Games motivating human computing power

Tasks like image recognition can generally not be reliably performed by computers yet, but for humans this is relatively easy. While I would say that the scope of computational physics essentially involves problems that are too complex to be solved by hand, there are problems where intuition will help finding a solution instead of barely relying on e.g. brute force computational-only approaches, i.e. the road from theory(thinking/modeling) to computational physics would be extended once more by cognitive power.

In the following I've listed three projects in the order I've come across them, each of them one step closer to the use of parallel human computing power in the field of computational condensed matter physics.

Read on

In this first video, Luis von Ahn illustrates how a large crowd can be motivated using "games with a purpose" to e.g. label images or to build up common-sense facts databases.




This video is about the game "Foldit", in which the score of a player is based on the optimality of a interactively folded protein.




In the following video, the spectral game (link; journal ref) is introduced.



It is intended as an educational game, but I guess a similar game could aim at predicting crystal structures by allowing the player to select a space group and to choose the sites of the elements of a given formula - the score would be based on how well e.g. powder diffraction patterns are reproduced (however, I have to admit that this wouldn't be a game I'd like to play).
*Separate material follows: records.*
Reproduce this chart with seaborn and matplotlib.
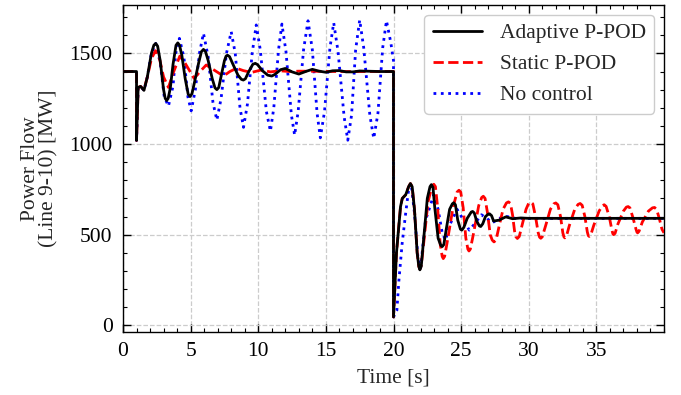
import numpy as np
import pandas as pd
import matplotlib
matplotlib.use("Agg")
import matplotlib.pyplot as plt
import seaborn as sns

# ---------------- data ----------------
t_adaptive = [0, 1.0, 1.0, 1.12, 1.3, 1.55, 1.8, 2.1, 2.28, 2.42, 2.56, 2.75, 3.0, 3.12, 3.23,
              3.34, 3.5, 3.7, 3.92, 4.05, 4.18, 4.35, 4.6, 4.82, 4.96, 5.1, 5.3, 5.6, 5.8, 5.95,
              6.1, 6.3, 6.6, 6.8, 6.94, 7.08, 7.3, 7.5, 7.62, 7.73, 7.88, 8.1, 8.5, 8.75, 8.9,
              9.05, 9.3, 9.6, 9.78, 9.95, 10.3, 10.7, 11.0, 11.25, 11.65, 12.0, 12.5, 13.0,
              13.5, 14.0, 14.5, 15.0, 15.5, 16.0, 16.5, 17.0, 17.5, 18.0, 19.0, 20.0,
              20.0, 20.22, 20.52, 20.65, 20.9, 21.12, 21.25, 21.38, 21.55, 21.75, 21.87, 21.95,
              22.05, 22.2, 22.5, 22.7, 22.8, 22.92, 23.05, 23.3, 23.5, 23.6, 23.72, 23.9, 24.15,
              24.35, 24.45, 24.58, 24.75, 24.95, 25.05, 25.2, 25.45, 25.75, 25.85, 25.97, 26.15,
              26.35, 26.45, 26.6, 26.8, 27.0, 27.1, 27.25, 27.4, 27.8, 28.3, 28.8, 29.4, 30.0,
              35.0, 40.0]
p_adaptive = [1400, 1400, 1020, 1312, 1318, 1296, 1370, 1500, 1545, 1555, 1540, 1460, 1300, 1252, 1240,
              1252, 1310, 1440, 1545, 1558, 1545, 1490, 1360, 1275, 1262, 1278, 1345, 1450, 1510, 1522,
              1510, 1460, 1360, 1310, 1300, 1312, 1390, 1460, 1485, 1490, 1482, 1445, 1380, 1357, 1353,
              1360, 1400, 1440, 1445, 1438, 1405, 1380, 1375, 1385, 1410, 1417, 1398, 1386,
              1400, 1412, 1402, 1396, 1404, 1405, 1398, 1398, 1403, 1402, 1400, 1400,
              46, 400, 655, 700, 720, 765, 782, 765, 640, 400, 325, 306,
              325, 450, 700, 765, 776, 760, 650, 480, 440, 434, 445, 530, 640,
              670, 676, 665, 580, 530, 525, 540, 590, 625, 628, 620, 575,
              548, 545, 560, 600, 613, 615, 605, 575, 580, 598, 588, 592, 590,
              590, 590]

t_static = [0, 1.0, 1.0, 1.12, 1.3, 1.55, 1.8, 2.1, 2.4, 2.7, 3.0, 3.36, 3.7, 4.2, 4.6, 5.26,
            5.7, 6.15, 6.8, 7.43, 7.9, 8.4, 8.9, 9.5, 10.2, 10.9, 11.6, 12.3, 13.0, 16.0, 20.0,
            20.0, 20.22, 20.52, 20.65, 20.9, 21.12, 21.25, 21.38, 21.55, 21.75, 21.87, 21.95,
            22.05, 22.2, 22.55, 22.85, 22.98, 23.1, 23.25, 23.45, 23.6, 23.68, 23.78, 23.95,
            24.4, 24.7, 24.84, 24.97, 25.15, 25.35, 25.5, 25.58, 25.68, 25.9, 26.3, 26.52,
            26.64, 26.77, 26.95, 27.15, 27.3, 27.43, 27.58, 27.85, 28.1, 28.35, 28.5, 28.65,
            28.8, 28.95, 29.05, 29.16, 29.3, 29.5, 29.8, 30.0, 30.15, 30.3, 30.5, 30.7, 30.8,
            30.89, 31.0, 31.25, 31.6, 31.85, 32.0, 32.15, 32.35, 32.52, 32.6, 32.67, 32.78,
            33.0, 33.4, 33.65, 33.8, 33.95, 34.15, 34.33, 34.4, 34.47, 34.58, 34.8, 35.2,
            35.45, 35.58, 35.72, 35.95, 36.15, 36.22, 36.27, 36.38, 36.6, 37.0, 37.22, 37.35,
            37.48, 37.7, 37.93, 38.0, 38.05, 38.15, 38.4, 38.85, 39.15, 39.3, 39.45, 39.65,
            39.85, 40.0]
p_static = [1400, 1400, 1020, 1312, 1318, 1300, 1370, 1470, 1515, 1470, 1370, 1312, 1390, 1485, 1445, 1362,
            1400, 1436, 1405, 1375, 1400, 1418, 1405, 1395, 1408, 1398, 1404, 1400, 1402, 1400, 1400,
            46, 400, 655, 700, 720, 765, 782, 765, 640, 400, 325, 310,
            330, 430, 680, 768, 778, 765, 660, 450, 380, 368, 380, 450,
            650, 735, 745, 735, 650, 480, 420, 410, 420, 500, 660, 705,
            712, 700, 620, 500, 470, 460, 470, 560, 640, 675, 681, 672,
            610, 520, 488, 479, 490, 550, 640, 674, 680, 670, 600, 510, 486,
            480, 488, 550, 640, 670, 675, 665, 600, 510, 488, 482, 490,
            550, 640, 667, 672, 662, 600, 515, 495, 490, 497, 550, 630,
            660, 665, 656, 600, 525, 505, 500, 507, 560, 630, 652, 655,
            648, 595, 530, 514, 510, 518, 570, 630, 648, 650, 640, 590,
            530, 510]

t_nocontrol = [0, 1.0, 1.0, 1.12, 1.3, 1.55, 1.8, 2.1, 2.42, 2.75, 3.05, 3.36, 3.7, 3.9, 4.17,
               4.5, 4.8, 5.04, 5.35, 5.65, 5.95, 6.3, 6.65, 6.94, 7.25, 7.65, 8.0, 8.3, 8.65,
               8.91, 9.2, 9.55, 9.85, 10.15, 10.6, 10.9, 11.15, 11.5, 11.75, 12.05, 12.45,
               12.69, 12.95, 13.35, 13.68, 14.0, 14.35, 14.59, 14.9, 15.3, 15.58, 15.9, 16.35,
               16.62, 16.9, 17.2, 17.5, 17.8, 18.25, 18.54, 18.85, 19.2, 19.48, 19.8, 20.0,
               20.0, 20.25, 20.4, 20.64, 20.9, 21.13, 21.3, 21.55, 21.8, 22.0, 22.37, 22.98,
               23.3, 23.6, 23.85, 24.2, 24.7, 25.1, 25.6, 26.0, 26.5, 26.9, 27.3, 27.8, 28.4,
               29.0, 30.0, 35.0, 40.0]
p_nocontrol = [1400, 1400, 1020, 1312, 1318, 1296, 1370, 1500, 1555, 1450, 1260, 1209, 1320, 1500, 1583,
               1480, 1260, 1183, 1300, 1500, 1611, 1480, 1230, 1132, 1250, 1500, 1620, 1500, 1200,
               1092, 1220, 1500, 1657, 1520, 1180, 1071, 1200, 1520, 1662, 1510, 1160,
               1049, 1180, 1520, 1680, 1520, 1170, 1034, 1180, 1530, 1669, 1510, 1150,
               1021, 1160, 1520, 1684, 1530, 1160, 1031, 1170, 1530, 1680, 1560, 1460,
               46, 83, 248, 452, 618, 756, 782, 620, 380, 315, 580, 720,
               640, 510, 470, 560, 640, 590, 525, 560, 610, 590, 565, 590, 600,
               590, 590, 590, 590]

labels = ["Adaptive P-POD", "Static P-POD", "No control"]
x_ticks = [0, 5, 10, 15, 20, 25, 30, 35]
y_ticks = [0, 500, 1000, 1500]

# ---------------- style ----------------
sns.set_theme(style="ticks")
plt.rcParams["font.family"] = ["Liberation Serif", "DejaVu Serif"]
plt.rcParams["font.size"] = 14

fig = plt.figure(figsize=(6.81, 3.95), dpi=100)
ax = fig.add_axes([123 / 681, 1 - 332 / 395, (664 - 123) / 681, (332 - 5) / 395])

sns.lineplot(x=t_nocontrol, y=p_nocontrol, ax=ax, estimator=None, sort=False,
             color="#0000ff", linewidth=2.0, linestyle=":", label=labels[2], zorder=3)
sns.lineplot(x=t_static, y=p_static, ax=ax, estimator=None, sort=False,
             color="#ff0000", linewidth=2.0, linestyle="--", label=labels[1], zorder=4)
sns.lineplot(x=t_adaptive, y=p_adaptive, ax=ax, estimator=None, sort=False,
             color="black", linewidth=2.0, linestyle="-", label=labels[0], zorder=5)

ax.set_xlim(0, 40)
ax.set_ylim(-37, 1767)
ax.set_xticks(x_ticks)
ax.set_yticks(y_ticks)
ax.xaxis.set_minor_locator(matplotlib.ticker.MultipleLocator(1))
ax.yaxis.set_minor_locator(matplotlib.ticker.MultipleLocator(100))
ax.tick_params(which="both", direction="in", top=True, right=True, labelsize=15.5,
               colors="black", pad=7.5)
ax.tick_params(which="major", length=6, width=1.0)
ax.tick_params(which="minor", length=3, width=0.8)
for s in ax.spines.values():
    s.set_linewidth(1.0)
    s.set_color("black")

ax.grid(True, which="major", linestyle="--", color="#cccccc", linewidth=0.9)
ax.set_axisbelow(True)

ax.set_xlabel("Time [s]", fontsize=15.5, labelpad=5)
ax.set_ylabel("Power Flow\n(Line 9-10) [MW]", fontsize=15.5, labelpad=8, linespacing=0.95)

handles, lbls = ax.get_legend_handles_labels()
order = [lbls.index(l) for l in labels]
ax.legend([handles[i] for i in order], [lbls[i] for i in order], loc="upper right",
          fontsize=15.5, frameon=True, fancybox=True, framealpha=1.0, edgecolor="#cccccc",
          handlelength=2.3, borderaxespad=0.45)

fig.savefig("out.png", dpi=100)
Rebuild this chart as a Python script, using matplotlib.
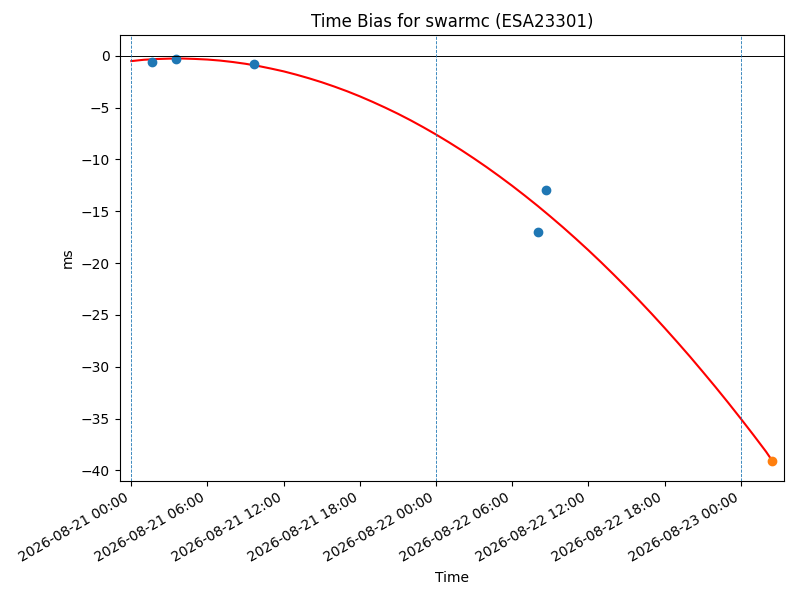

More fun could be the interactive construction of candidate structures by "mating" given starting cells (mixing slices etc.), in the spirit of genetic algorithm approaches to the crystal symmetry prediction problem.

Since "knowledge/intuition-based image processing" is something where games are very useful, it would be nice if "less visual" problems could be mapped onto kind of a 2D-image analysis problem.

1 comment:

  1. I like the interactive/visual/geometric genetic algorithm game idea. There are the so-called "human-based genetic algorithms", which provide inter alia strategies to combine/mate/merge/optimize the results of two independent human computations (link). I think this would be really fun in a game; instead of playing against each other, players would form a team mutually improving their results.